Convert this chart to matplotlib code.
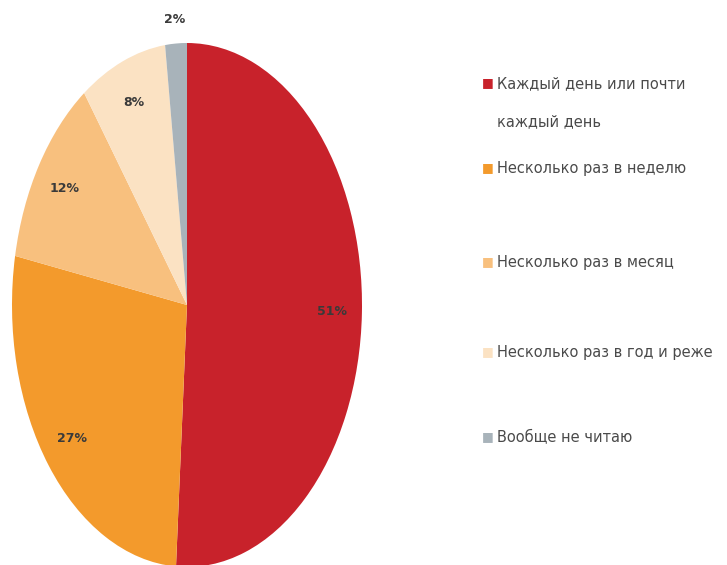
import matplotlib
matplotlib.use('Agg')
import matplotlib.pyplot as plt
import numpy as np

# data
categories = ['Каждый день или почти\nкаждый день', 'Несколько раз в неделю',
              'Несколько раз в месяц', 'Несколько раз в год и реже', 'Вообще не читаю']
shares = [51, 27, 12, 8, 2]
colors = ['#C8222B', '#F39A2C', '#F8C07E', '#FBE2C3', '#A8B3BA']
legend_y = [83, 168, 262, 352, 437]   # pixel rows of legend entries

W, H = 727, 565
fig = plt.figure(figsize=(W / 100, H / 100), dpi=100)

# pie axes, stretched so the pie becomes an ellipse
ax = fig.add_axes([12 / W, (H - 567) / H, 350 / W, 524 / H])
wedges, texts, autotexts = ax.pie(shares, colors=colors, startangle=90, counterclock=False,
                                  autopct='%d%%', pctdistance=0.83,
                                  textprops={'fontsize': 9, 'color': '#3a3a3a',
                                             'fontweight': 'bold'})
ax.set_xlim(-1, 1)
ax.set_ylim(-1, 1)
ax.set_aspect('auto')
ax.axis('off')

# small slice label goes outside
w = wedges[-1]
mid = np.deg2rad((w.theta1 + w.theta2) / 2)
autotexts[-1].set_position((1.09 * np.cos(mid), 1.09 * np.sin(mid)))

# legend drawn by hand
for cat, col, y in zip(categories, colors, legend_y):
    fy = 1 - y / H
    fig.text(488 / W, fy, '■', color=col, fontsize=9, ha='center', va='center')
    fig.text(497 / W, fy + 7 / H, cat, color='#4a4a4a', fontsize=10.5, ha='left', va='top',
             linespacing=2.9)

fig.savefig('out.png', dpi=100)
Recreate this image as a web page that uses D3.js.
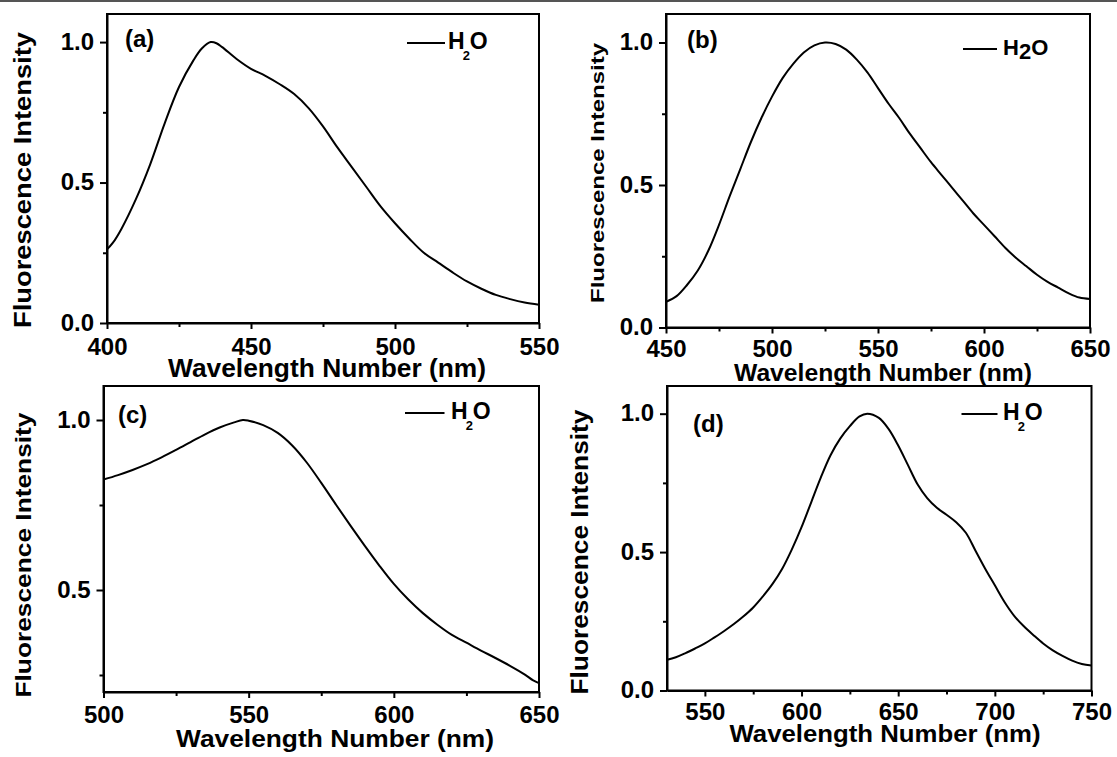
<!DOCTYPE html>
<html>
<head>
<meta charset="utf-8">
<script src="https://cdn.jsdelivr.net/npm/d3@7"></script>
<style>
  body { margin: 0; background: #fff; }
  svg { display: block; }
  text { font-family: "Liberation Sans", Arial, sans-serif; font-weight: bold; fill: #000; }
</style>
</head>
<body>
<div id="chart"></div>
<script>
// Spectra (normalised intensity)
const wavelengthA = [400, 402, 405, 410, 415, 420, 425, 430, 433, 436, 438, 440, 445, 450, 455, 460, 465, 470, 475, 480, 485, 490, 495, 500, 505, 510, 515, 520, 525, 530, 535, 540, 545, 550];
const intensityA  = [0.262, 0.285, 0.335, 0.44, 0.565, 0.71, 0.84, 0.935, 0.978, 1.0, 0.996, 0.982, 0.94, 0.905, 0.88, 0.85, 0.815, 0.765, 0.70, 0.625, 0.555, 0.485, 0.415, 0.355, 0.30, 0.25, 0.215, 0.18, 0.148, 0.122, 0.10, 0.085, 0.073, 0.065];

const wavelengthB = [450, 455, 460, 465, 470, 475, 480, 485, 490, 495, 500, 505, 510, 515, 520, 525, 530, 535, 540, 545, 550, 555, 560, 565, 570, 575, 580, 585, 590, 595, 600, 605, 610, 615, 620, 625, 630, 635, 640, 645, 650];
const intensityB  = [0.09, 0.11, 0.15, 0.20, 0.27, 0.36, 0.46, 0.555, 0.65, 0.735, 0.81, 0.875, 0.925, 0.965, 0.99, 1.0, 0.995, 0.975, 0.94, 0.895, 0.84, 0.785, 0.735, 0.68, 0.63, 0.58, 0.535, 0.49, 0.445, 0.40, 0.36, 0.32, 0.28, 0.245, 0.215, 0.185, 0.16, 0.14, 0.12, 0.105, 0.10];

const wavelengthC = [500, 505, 510, 515, 520, 525, 530, 535, 540, 545, 548, 550, 555, 560, 565, 570, 575, 580, 585, 590, 595, 600, 605, 610, 615, 620, 625, 630, 635, 640, 645, 648, 650];
const intensityC  = [0.825, 0.838, 0.853, 0.87, 0.89, 0.912, 0.935, 0.958, 0.978, 0.993, 1.0, 0.998, 0.985, 0.962, 0.925, 0.875, 0.815, 0.752, 0.69, 0.63, 0.572, 0.518, 0.472, 0.432, 0.398, 0.368, 0.345, 0.322, 0.30, 0.277, 0.252, 0.234, 0.226];

const wavelengthD = [530, 535, 540, 545, 550, 555, 560, 565, 570, 575, 580, 585, 590, 595, 600, 605, 610, 615, 620, 625, 630, 634, 640, 645, 650, 655, 660, 665, 670, 675, 680, 685, 690, 695, 700, 705, 710, 715, 720, 725, 730, 735, 740, 745, 750];
const intensityD  = [0.11, 0.12, 0.135, 0.152, 0.17, 0.192, 0.215, 0.24, 0.268, 0.30, 0.34, 0.385, 0.44, 0.51, 0.59, 0.68, 0.77, 0.85, 0.91, 0.955, 0.99, 1.0, 0.985, 0.945, 0.885, 0.815, 0.745, 0.695, 0.66, 0.635, 0.608, 0.57, 0.505, 0.44, 0.38, 0.32, 0.27, 0.232, 0.20, 0.17, 0.145, 0.125, 0.108, 0.096, 0.09];

// Tick values
const xTicksA = [400, 450, 500, 550], xMinorA = [425, 475, 525];
const xTicksB = [450, 500, 550, 600, 650], xMinorB = [475, 525, 575, 625];
const xTicksC = [500, 550, 600, 650], xMinorC = [525, 575, 625];
const xTicksD = [550, 600, 650, 700, 750], xMinorD = [575, 625, 675, 725];
const yTicksABD = [0.0, 0.5, 1.0], yMinorABD = [0.25, 0.75];
const yTicksC = [0.5, 1.0], yMinorC = [0.25, 0.75];

const panelTags = ["(a)", "(b)", "(c)", "(d)"];
const seriesName = "H2O";
const xTitle = "Wavelength Number (nm)";
const yTitle = "Fluorescence Intensity";

const W = 1117, H = 757;

// layout of each panel (pixel boxes measured on the figure)
const panels = [
  { xs: wavelengthA, ys: intensityA, xDom: [400, 550], yDom: [0, 1.1], xT: xTicksA, xM: xMinorA, yT: yTicksABD, yM: yMinorABD,
    box: [107, 539, 14, 323], tag: [125, 47], leg: [407, 445, 43, 448], sub: "small",
    tickOff: 32, xt: { cx: 327, y: 377, len: 318, fs: 25 }, yt: { x: 31, cy: 180, len: 296, fs: 23 } },
  { xs: wavelengthB, ys: intensityB, xDom: [450, 650], yDom: [0, 1.1], xT: xTicksB, xM: xMinorB, yT: yTicksABD, yM: yMinorABD,
    box: [666, 1090, 14, 327.5], tag: [687, 48], leg: [963, 997, 49, 1003], sub: "big",
    tickOff: 29, xt: { cx: 883, y: 381, len: 298, fs: 24 }, yt: { x: 604, cy: 173, len: 260, fs: 19 } },
  { xs: wavelengthC, ys: intensityC, xDom: [500, 650], yDom: [0.2, 1.1], xT: xTicksC, xM: xMinorC, yT: yTicksC, yM: yMinorC,
    box: [103.5, 539, 386, 692], tag: [118, 423], leg: [405, 444.5, 413, 451], sub: "small",
    tickOff: 31, xt: { cx: 335, y: 747, len: 318, fs: 24 }, yt: { x: 31, cy: 555, len: 285, fs: 22 } },
  { xs: wavelengthD, ys: intensityD, xDom: [530.4, 750], yDom: [0, 1.1], xT: xTicksD, xM: xMinorD, yT: yTicksABD, yM: yMinorABD,
    box: [667, 1091.5, 386, 690.5], tag: [693, 432], leg: [961.5, 997.5, 414, 1003], sub: "small",
    tickOff: 29, xt: { cx: 885, y: 742, len: 311, fs: 24 }, yt: { x: 588, cy: 552, len: 285, fs: 23 } }
];

const svg = d3.select("#chart").append("svg")
  .attr("width", W)
  .attr("height", H);

svg.append("rect").attr("width", W).attr("height", H).attr("fill", "#fff");

// thin grey rule along the top edge
svg.append("line")
  .attr("x1", 0).attr("x2", W).attr("y1", 1).attr("y2", 1)
  .attr("stroke", "#555").attr("stroke-width", 2);

panels.forEach((p, i) => {
  const [x0, x1, y0, y1] = p.box;
  const x = d3.scaleLinear().domain(p.xDom).range([x0, x1]);
  const y = d3.scaleLinear().domain(p.yDom).range([y1, y0]);
  const g = svg.append("g");

  // frame
  g.append("rect")
    .attr("x", x0).attr("y", y0)
    .attr("width", x1 - x0).attr("height", y1 - y0)
    .attr("fill", "none").attr("stroke", "#000").attr("stroke-width", 2);

  // spectrum
  g.append("path")
    .datum(p.xs.map((v, k) => [v, p.ys[k]]))
    .attr("fill", "none")
    .attr("stroke", "#000")
    .attr("stroke-width", 2)
    .attr("stroke-linejoin", "round")
    .attr("d", d3.line().x(d => x(d[0])).y(d => y(d[1])).curve(d3.curveCatmullRom.alpha(0.5)));

  // bottom axis
  const xa = g.append("g")
    .attr("transform", `translate(0,${y1})`)
    .call(d3.axisBottom(x).tickValues(p.xT).tickSize(6).tickSizeOuter(0).tickFormat(d3.format("d")));
  xa.selectAll("text").attr("dy", null).attr("y", p.tickOff).style("font-size", "24px");
  g.append("g")
    .attr("transform", `translate(0,${y1})`)
    .call(d3.axisBottom(x).tickValues(p.xM).tickSize(4).tickFormat(""))
    .select(".domain").remove();

  // left axis
  const ya = g.append("g")
    .attr("transform", `translate(${x0},0)`)
    .call(d3.axisLeft(y).tickValues(p.yT).tickSize(7).tickPadding(6).tickSizeOuter(0).tickFormat(d3.format(".1f")));
  ya.selectAll("text").attr("dy", "0.3em").style("font-size", "24px");
  g.append("g")
    .attr("transform", `translate(${x0},0)`)
    .call(d3.axisLeft(y).tickValues(p.yM).tickSize(4).tickFormat(""))
    .select(".domain").remove();

  g.selectAll(".domain").attr("stroke-width", 2);
  g.selectAll(".tick line").attr("stroke-width", 2);
  g.selectAll(".tick text").attr("fill", "#000").style("font-family", '"Liberation Sans", Arial, sans-serif').style("font-weight", "bold");

  // axis titles
  g.append("text")
    .attr("x", p.xt.cx).attr("y", p.xt.y)
    .attr("text-anchor", "middle")
    .attr("textLength", p.xt.len).attr("lengthAdjust", "spacingAndGlyphs")
    .style("font-size", p.xt.fs + "px")
    .text(xTitle);

  g.append("text")
    .attr("transform", `translate(${p.yt.x},${p.yt.cy}) rotate(-90)`)
    .attr("text-anchor", "middle")
    .attr("textLength", p.yt.len).attr("lengthAdjust", "spacingAndGlyphs")
    .style("font-size", p.yt.fs + "px")
    .text(yTitle);

  // panel tag
  g.append("text")
    .attr("x", p.tag[0]).attr("y", p.tag[1])
    .style("font-size", "24px")
    .text(panelTags[i]);

  // legend
  const [lx0, lx1, ly, tx] = p.leg;
  g.append("line")
    .attr("x1", lx0).attr("x2", lx1).attr("y1", ly).attr("y2", ly)
    .attr("stroke", "#000").attr("stroke-width", 2);
  const lt = g.append("text")
    .attr("x", tx).attr("y", ly + 6)
    .style("font-size", (p.sub === "big" ? 22 : 23) + "px");
  lt.append("tspan").text(seriesName[0]);
  if (p.sub === "big") {
    lt.append("tspan").attr("dy", 4).text(seriesName[1]);
    lt.append("tspan").attr("dy", -4).text(seriesName[2]);
  } else {
    lt.append("tspan").attr("dy", 11).attr("dx", -2).style("font-size", "13px").text(seriesName[1]);
    lt.append("tspan").attr("dy", -11).text(seriesName[2]);
  }
});
</script>
</body>
</html>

━━━━━━━━━━

Your instructions:
Show all lines from the records above where the word "chart" occurs.

Expected output:
Convert this chart to matplotlib code.
<div id="chart"></div>
const svg = d3.select("#chart").append("svg")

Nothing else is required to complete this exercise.